Why didn't they have The Huffington Post to back me up for all the stuff I got in trouble for when I was a kid?


Ps. Criminal justice *headdesk* of the day.


Robin Edgar said...

Big Fat U*U Criminal Justice *Headdesk* of the decade. . . I must remember to ask "Why?" the next time outrageously hypocritical Montreal Unitarian U*Us try to have me arrested on totally bogus criminal charges.

PG said...

I didn't think it was that funny, but then I find "That's what she said" to be a pretty pathetic attempt at humor. Maybe it's just from living with male engineering school students (and having my two closest friends date them) during my first couple years of college, but most efforts to make double entendres of the vast multitude of statements that can also refer to sex don't make me laugh. I'd rather go for the pure absurdity of "Bong Hits 4 Jesus" than the hur-hur-hur of "That's what she said."

Chalicechick said...


Well, the kid WAS in middle school.


epilonious said...

I want to be around when that parent receives that email...
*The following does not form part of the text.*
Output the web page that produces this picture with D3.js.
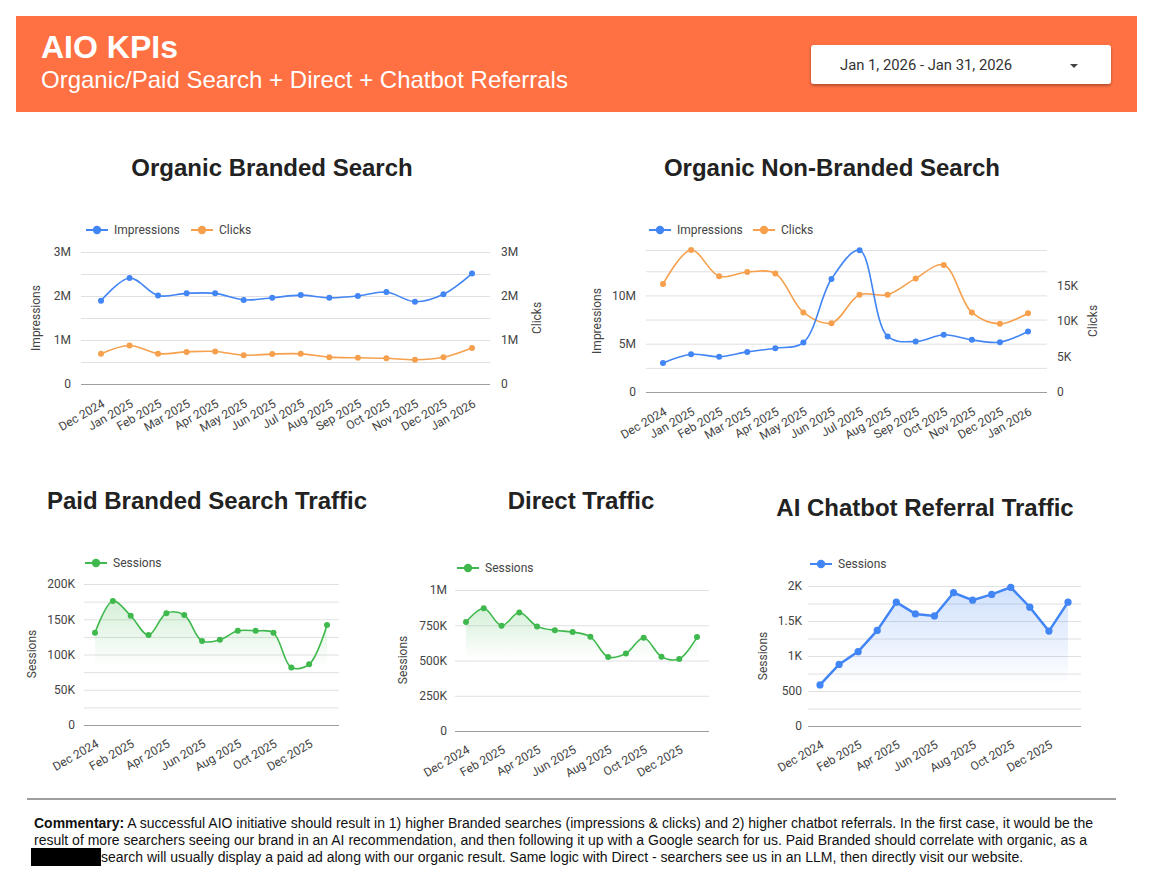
<!DOCTYPE html>
<html>
<head>
<meta charset="utf-8">
<script src="https://cdn.jsdelivr.net/npm/d3@7"></script>
<style>
  html, body { margin: 0; padding: 0; background: #fff; }
  svg { display: block; }
</style>
</head>
<body>
<svg id="chart" width="1162" height="878"></svg>
<script>
// ---------------- DATA ----------------
const months = ["Dec 2024","Jan 2025","Feb 2025","Mar 2025","Apr 2025","May 2025","Jun 2025",
                "Jul 2025","Aug 2025","Sep 2025","Oct 2025","Nov 2025","Dec 2025","Jan 2026"];
const bottomTickLabels = ["Dec 2024","Feb 2025","Apr 2025","Jun 2025","Aug 2025","Oct 2025","Dec 2025"];

const brandedImpressions = [1.89e6,2.41e6,2.01e6,2.06e6,2.06e6,1.91e6,1.96e6,2.02e6,1.96e6,2.00e6,2.09e6,1.87e6,2.04e6,2.51e6];
const brandedClicks      = [0.685e6,0.876e6,0.69e6,0.73e6,0.74e6,0.655e6,0.68e6,0.685e6,0.61e6,0.595e6,0.585e6,0.55e6,0.61e6,0.82e6];

const nonBrandedImpressions = [3.0e6,3.9e6,3.66e6,4.15e6,4.53e6,5.12e6,11.7e6,14.67e6,5.75e6,5.23e6,5.92e6,5.4e6,5.16e6,6.27e6];
const nonBrandedClicks      = [15200,20000,16300,16900,16700,11200,9700,13700,13700,16000,17900,11200,9600,11100];

const paidSessions    = [130800,176000,155000,127500,158500,156000,119000,121000,133600,133600,130800,81600,86000,141800];
const directSessions  = [773000,871000,747000,840000,742000,714000,702000,668000,525000,549000,661000,527000,511000,666000];
const chatbotSessions = [587,880,1062,1365,1769,1601,1572,1904,1798,1880,1981,1697,1356,1769];

const brandedTicks        = [0,1e6,2e6,3e6];
const nonBrandedImpTicks  = [0,5e6,10e6];
const nonBrandedClickTicks= [0,5000,10000,15000];
const paidTicks           = [0,50000,100000,150000,200000];
const directTicks         = [0,250000,500000,750000,1000000];
const chatbotTicks        = [0,500,1000,1500,2000];

const commentaryLines = [
  "A successful AIO initiative should result in 1) higher Branded searches (impressions & clicks) and 2) higher chatbot referrals. In the first case, it would be the",
  "result of more searchers seeing our brand in an AI recommendation, and then following it up with a Google search for us. Paid Branded should correlate with organic, as a",
  "search will usually display a paid ad along with our organic result. Same logic with Direct - searchers see us in an LLM, then directly visit our website."
];

// ---------------- STYLE ----------------
const BLUE = "#4285f4", ORANGE = "#f6a04d", GREEN = "#3fb94d";
const FONT = "Roboto, Arial, sans-serif";
const HF = "Arial, 'Liberation Sans', sans-serif";
const TXT = "#444";

const svg = d3.select("#chart");
const defs = svg.append("defs");

function fmt(v){
  if (v === 0) return "0";
  if (v >= 1e6) return (v/1e6) + "M";
  if (v >= 1e3) return (v/1e3) + "K";
  return String(v);
}

// ---------------- HEADER ----------------
svg.append("rect").attr("x",16).attr("y",16).attr("width",1121).attr("height",96).attr("fill","#ff7043");
svg.append("text").attr("x",41).attr("y",58).attr("fill","#fff")
  .attr("font-family",HF).attr("font-weight","bold").attr("font-size",32)
  .text("AIO KPIs");
svg.append("text").attr("x",41).attr("y",88).attr("fill","#fff")
  .attr("font-family",HF).attr("font-size",24)
  .text("Organic/Paid Search + Direct + Chatbot Referrals");

const shadow = defs.append("filter").attr("id","sh").attr("x","-10%").attr("y","-30%").attr("width","120%").attr("height","170%");
shadow.append("feDropShadow").attr("dx",0).attr("dy",1.5).attr("stdDeviation",1.5).attr("flood-color","#000").attr("flood-opacity",0.35);
svg.append("rect").attr("x",811).attr("y",45).attr("width",300).attr("height",39).attr("rx",3)
  .attr("fill","#fff").attr("filter","url(#sh)");
svg.append("text").attr("x",840).attr("y",70).attr("fill","#333").attr("font-family",FONT).attr("font-size",14.8)
  .text("Jan 1, 2026 - Jan 31, 2026");
svg.append("path").attr("d","M1070,64 L1078,64 L1074,68 Z").attr("fill","#444");

// ---------------- CHART HELPERS ----------------
function title(txt, cx, y){
  svg.append("text").attr("x",cx).attr("y",y).attr("text-anchor","middle")
    .attr("font-family",HF).attr("font-weight","bold").attr("font-size",24)
    .attr("fill","#222").text(txt);
}

function legend(items, y){
  items.forEach(it => {
    svg.append("line").attr("x1",it.x).attr("x2",it.x+22).attr("y1",y).attr("y2",y)
      .attr("stroke",it.color).attr("stroke-width",2);
    svg.append("circle").attr("cx",it.x+11).attr("cy",y).attr("r",4.2).attr("fill",it.color);
    svg.append("text").attr("x",it.x+28).attr("y",y+4).attr("font-family",FONT).attr("font-size",12)
      .attr("fill",TXT).text(it.label);
  });
}

function axisTitle(txt, x, y){
  svg.append("text").attr("transform",`translate(${x},${y}) rotate(-90)`).attr("text-anchor","middle")
    .attr("font-family",FONT).attr("font-size",12).attr("fill",TXT).text(txt);
}

function grid(y, x0, x1, values){
  const g = svg.append("g").attr("transform",`translate(${x0},0)`)
    .call(d3.axisLeft(y).tickValues(values).tickSize(-(x1-x0)).tickFormat(""));
  g.select(".domain").remove();
  g.selectAll(".tick line").attr("stroke","#e0e0e0").attr("stroke-width",1);
  g.selectAll(".tick").filter(d => d === 0).select("line").attr("stroke","#9e9e9e");
}

function yLabels(y, x, ticks, side){
  const ax = side === "left" ? d3.axisLeft(y) : d3.axisRight(y);
  const g = svg.append("g").attr("transform",`translate(${x},0)`)
    .call(ax.tickValues(ticks).tickSize(0).tickPadding(0).tickFormat(fmt));
  g.select(".domain").remove();
  g.selectAll("text").attr("font-family",FONT).attr("font-size",12).attr("fill",TXT);
}

function xLabels(x, y0, labels, dy){
  const g = svg.append("g").attr("transform",`translate(0,${y0})`)
    .call(d3.axisBottom(x).tickValues(labels).tickSize(0));
  g.select(".domain").remove();
  g.selectAll("text").attr("y",0).attr("dy",0).attr("text-anchor","end")
    .attr("transform",`translate(4,${dy}) rotate(-30)`)
    .attr("font-family",FONT).attr("font-size",12).attr("fill",TXT);
}

function series(x, y, values, color, opts){
  const pts = months.map((m,i) => ({m, v: values[i]}));
  const curve = opts.linear ? d3.curveLinear : d3.curveCatmullRom.alpha(0.5);
  if (opts.area){
    const id = "grad" + Math.random().toString(36).slice(2,8);
    const gr = defs.append("linearGradient").attr("id",id).attr("gradientUnits","userSpaceOnUse")
      .attr("x1",0).attr("x2",0).attr("y1",y(d3.max(values))).attr("y2",y(d3.min(values)));
    gr.append("stop").attr("offset",0).attr("stop-color",color).attr("stop-opacity",opts.areaOpacity);
    gr.append("stop").attr("offset",1).attr("stop-color",color).attr("stop-opacity",0);
    svg.append("path").datum(pts)
      .attr("d", d3.area().x(d => x(d.m)).y0(y(0)).y1(d => y(d.v)).curve(curve))
      .attr("fill",`url(#${id})`);
  }
  svg.append("path").datum(pts)
    .attr("d", d3.line().x(d => x(d.m)).y(d => y(d.v)).curve(curve))
    .attr("fill","none").attr("stroke",color).attr("stroke-width",opts.width || 1.6);
  svg.append("g").selectAll("circle").data(pts).join("circle")
    .attr("cx", d => x(d.m)).attr("cy", d => y(d.v)).attr("r", opts.r || 3).attr("fill",color);
}

// ---------------- CHART 1: Organic Branded Search ----------------
{
  title("Organic Branded Search", 272, 176);
  legend([{x:86,label:"Impressions",color:BLUE},{x:191,label:"Clicks",color:ORANGE}], 230);
  const x = d3.scalePoint().domain(months).range([101,472]);
  const yL = d3.scaleLinear().domain([0,3e6]).range([384,252]);
  const yR = d3.scaleLinear().domain([0,3e6]).range([384,252]);
  grid(yL, 81, 490, d3.range(0, 3e6+1, 0.5e6));
  yLabels(yL, 71, brandedTicks, "left");
  yLabels(yR, 501, brandedTicks, "right");
  axisTitle("Impressions", 40, 318);
  axisTitle("Clicks", 541, 318);
  xLabels(x, 384, months, 22);
  series(x, yR, brandedClicks, ORANGE, {});
  series(x, yL, brandedImpressions, BLUE, {});
}

// ---------------- CHART 2: Organic Non-Branded Search ----------------
{
  title("Organic Non-Branded Search", 832, 176);
  legend([{x:649,label:"Impressions",color:BLUE},{x:753,label:"Clicks",color:ORANGE}], 230);
  const x = d3.scalePoint().domain(months).range([663,1028]);
  const yL = d3.scaleLinear().domain([0,14.7e6]).range([392,250]);
  const yR = d3.scaleLinear().domain([0,20000]).range([392,250]);
  grid(yL, 646, 1047, d3.range(0, 12.5e6+1, 2.5e6).concat([14.7e6]));
  yLabels(yL, 636, nonBrandedImpTicks, "left");
  yLabels(yR, 1057, nonBrandedClickTicks, "right");
  axisTitle("Impressions", 601, 321);
  axisTitle("Clicks", 1097, 321);
  xLabels(x, 392, months, 22);
  series(x, yR, nonBrandedClicks, ORANGE, {});
  series(x, yL, nonBrandedImpressions, BLUE, {});
}

// ---------------- CHART 3: Paid Branded Search Traffic ----------------
{
  title("Paid Branded Search Traffic", 207, 509);
  legend([{x:85,label:"Sessions",color:GREEN}], 563);
  const x = d3.scalePoint().domain(months).range([95,327]);
  const y = d3.scaleLinear().domain([0,200000]).range([725,584]);
  grid(y, 84, 339, d3.range(0, 200001, 25000));
  yLabels(y, 75, paidTicks, "left");
  axisTitle("Sessions", 36, 654);
  xLabels(x, 725, bottomTickLabels, 21);
  series(x, y, paidSessions, GREEN, {area:true, areaOpacity:0.22});
}

// ---------------- CHART 4: Direct Traffic ----------------
{
  title("Direct Traffic", 581, 509);
  legend([{x:457,label:"Sessions",color:GREEN}], 568);
  const x = d3.scalePoint().domain(months).range([466,697]);
  const y = d3.scaleLinear().domain([0,1000000]).range([731,590]);
  grid(y, 455, 709, d3.range(0, 1000001, 250000));
  yLabels(y, 447, directTicks, "left");
  axisTitle("Sessions", 407, 660);
  xLabels(x, 731, bottomTickLabels, 21);
  series(x, y, directSessions, GREEN, {area:true, areaOpacity:0.22});
}

// ---------------- CHART 5: AI Chatbot Referral Traffic ----------------
{
  title("AI Chatbot Referral Traffic", 925, 516);
  legend([{x:810,label:"Sessions",color:BLUE}], 564);
  const x = d3.scalePoint().domain(months).range([820,1068]);
  const y = d3.scaleLinear().domain([0,2000]).range([726,586]);
  grid(y, 808, 1081, d3.range(0, 2001, 250));
  yLabels(y, 802, chatbotTicks, "left");
  axisTitle("Sessions", 767, 656);
  xLabels(x, 726, bottomTickLabels, 21);
  series(x, y, chatbotSessions, BLUE, {linear:true, area:true, areaOpacity:0.25, width:2.5, r:3.6});
}

// ---------------- COMMENTARY ----------------
svg.append("line").attr("x1",27).attr("x2",1116).attr("y1",799).attr("y2",799)
  .attr("stroke","#9e9e9e").attr("stroke-width",2);
const t1 = svg.append("text").attr("x",34).attr("y",828).attr("font-family",HF).attr("font-size",14).attr("fill","#111");
t1.append("tspan").attr("font-weight","bold").text("Commentary:");
t1.append("tspan").text(" " + commentaryLines[0]);
svg.append("text").attr("x",34).attr("y",845).attr("font-family",HF).attr("font-size",14).attr("fill","#111")
  .text(commentaryLines[1]);
svg.append("rect").attr("x",31).attr("y",848).attr("width",70).attr("height",18).attr("fill","#000");
svg.append("text").attr("x",101).attr("y",862).attr("font-family",HF).attr("font-size",14).attr("fill","#111")
  .text(commentaryLines[2]);
</script>
</body>
</html>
I am guessing there was a giggle and a "that a boy, you are being grounded with ice cream"

PG said...

During middle school, my brother-in-law got put in art history, a class he found totally boring. (He wanted to do theater tech instead.) The teacher asked the class to write a 5-paragraph essay on the life of an artist. My b-i-l turned in:

He was born.

He lived.

He painted.

He died.

He sucked.

The teacher was outraged and called my mother-in-law, who tried to scold him but couldn't stop laughing.

John said...

Thanks for that! I had a good LOL moment.